It is the close of a busy and vexatious day--say half past five or six
o'clock of a winter afternoon. I have had a cocktail or two, and am
stretched out on a divan in front of a fire, smoking. At the edge of
the divan, close enough for me to reach her with my hand, sits
a woman not too young, but still good-looking and
well-dressed--above all, a woman with a soft, low-pitched, agreeable
voice. As I snooze she talks--of anything, everything, all the things
that women talk of: books, music, the play, men, other women. No
politics. No business. No religion. No metaphysics. Nothing
challenging and vexatious--but remember, she is intelligent; what
she says is clearly expressed, and often picturesquely. I observe the
fine sheen of her hair, the pretty cut of her frock, the glint of her
white teeth, the arch of her eye-brow, the graceful curve of her arm.

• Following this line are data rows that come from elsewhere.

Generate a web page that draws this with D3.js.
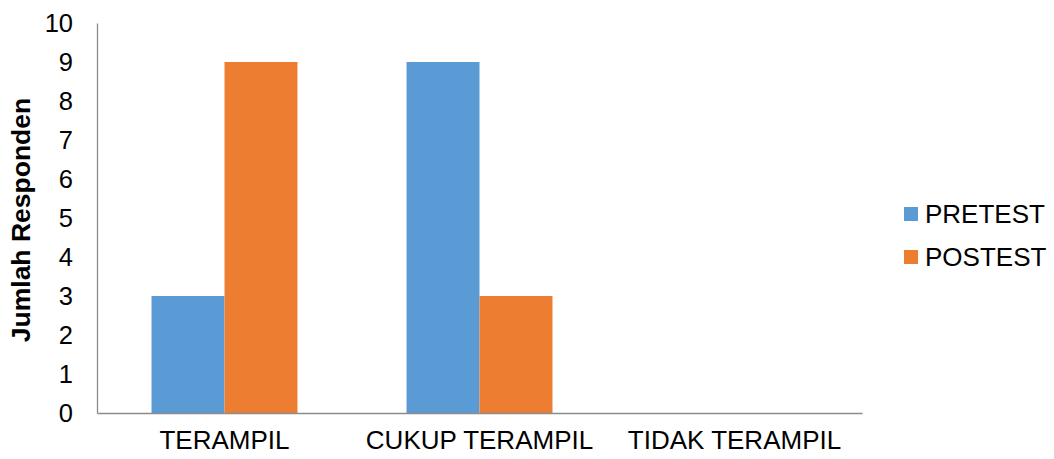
<!DOCTYPE html>
<html>
<head>
<meta charset="utf-8">
<script src="https://cdn.jsdelivr.net/npm/d3@7"></script>
<style>
  html, body { margin: 0; padding: 0; background: #fff; }
  svg { display: block; font-family: "Liberation Sans", Arial, sans-serif; }
</style>
</head>
<body>
<svg id="chart" width="1054" height="459"></svg>
<script>
// Response categories and respondent counts per test
const categories = ["TERAMPIL", "CUKUP TERAMPIL", "TIDAK TERAMPIL"];
const seriesNames = ["PRETEST", "POSTEST"];
const pretest = [3, 9, 0];
const postest = [9, 3, 0];
const yTicks = [0, 1, 2, 3, 4, 5, 6, 7, 8, 9, 10];
const colors = ["#5B9BD5", "#ED7D31"];

const seriesValues = [pretest, postest];
const svg = d3.select("#chart");
const margin = { left: 97, right: 192, top: 23, bottom: 46 };
const W = 1054, H = 459;

const x0 = d3.scaleBand().domain(categories)
  .range([margin.left, W - margin.right]).padding(0);
const x1 = d3.scaleBand().domain(seriesNames)
  .range([0, x0.bandwidth()]).paddingInner(0).paddingOuter(0.747);
const y = d3.scaleLinear().domain([0, 10]).range([H - margin.bottom, margin.top]);

// Bars
const groups = svg.append("g").selectAll("g")
  .data(categories).join("g")
  .attr("transform", d => `translate(${x0(d)},0)`);

groups.selectAll("rect")
  .data((d, i) => seriesNames.map((s, k) => ({ s, v: seriesValues[k][i], k })))
  .join("rect")
  .attr("x", d => x1(d.s))
  .attr("width", x1.bandwidth())
  .attr("y", d => y(d.v))
  .attr("height", d => y(0) - y(d.v))
  .attr("fill", d => colors[d.k]);

// Y axis
const yAxis = svg.append("g")
  .attr("transform", `translate(${margin.left},0)`)
  .call(d3.axisLeft(y).tickValues(yTicks).tickSize(0).tickPadding(24).tickFormat(d3.format("d")));
yAxis.select(".domain").attr("stroke", "#8c8c8c").attr("stroke-width", 1.3);
yAxis.selectAll("text").attr("font-size", 25.5).attr("fill", "#000")
  .attr("font-family", "Liberation Sans, Arial, sans-serif");

// X axis
const xAxis = svg.append("g")
  .attr("transform", `translate(0,${y(0)})`)
  .call(d3.axisBottom(x0).tickSize(0).tickPadding(18));
xAxis.select(".domain").attr("stroke", "#8c8c8c").attr("stroke-width", 1.3);
xAxis.selectAll("text").attr("font-size", 26).attr("fill", "#000")
  .attr("font-family", "Liberation Sans, Arial, sans-serif");

// Y axis title
svg.append("text")
  .attr("transform", `translate(30,220) rotate(-90)`)
  .attr("text-anchor", "middle")
  .attr("font-size", 26.5)
  .attr("font-weight", "bold")
  .text("Jumlah Responden");

// Legend
const legend = svg.append("g").attr("transform", "translate(904,207)");
const items = legend.selectAll("g").data(seriesNames).join("g")
  .attr("transform", (d, i) => `translate(0,${i * 43})`);
items.append("rect").attr("width", 14).attr("height", 14)
  .attr("fill", (d, i) => colors[i]);
items.append("text").attr("x", 21).attr("y", 7).attr("dy", "0.35em")
  .attr("font-size", 26).text(d => d);
</script>
</body>
</html>
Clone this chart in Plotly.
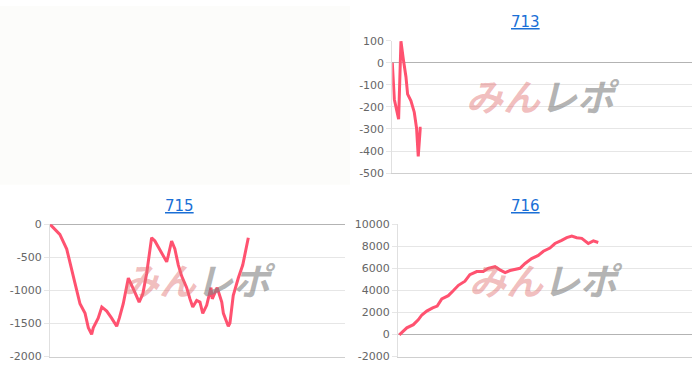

I listen to the exquisite murmur of her voice. Gradually I fall
asleep--but only for an instant. At once, observing it, she raises her
voice ever so little, and I am awake. Then to sleep again--slowly
and charmingly down that slippery hill of dreams. And then awake
again, and then asleep again, and so on.


I ask you seriously: could anything be more unutterably beautiful?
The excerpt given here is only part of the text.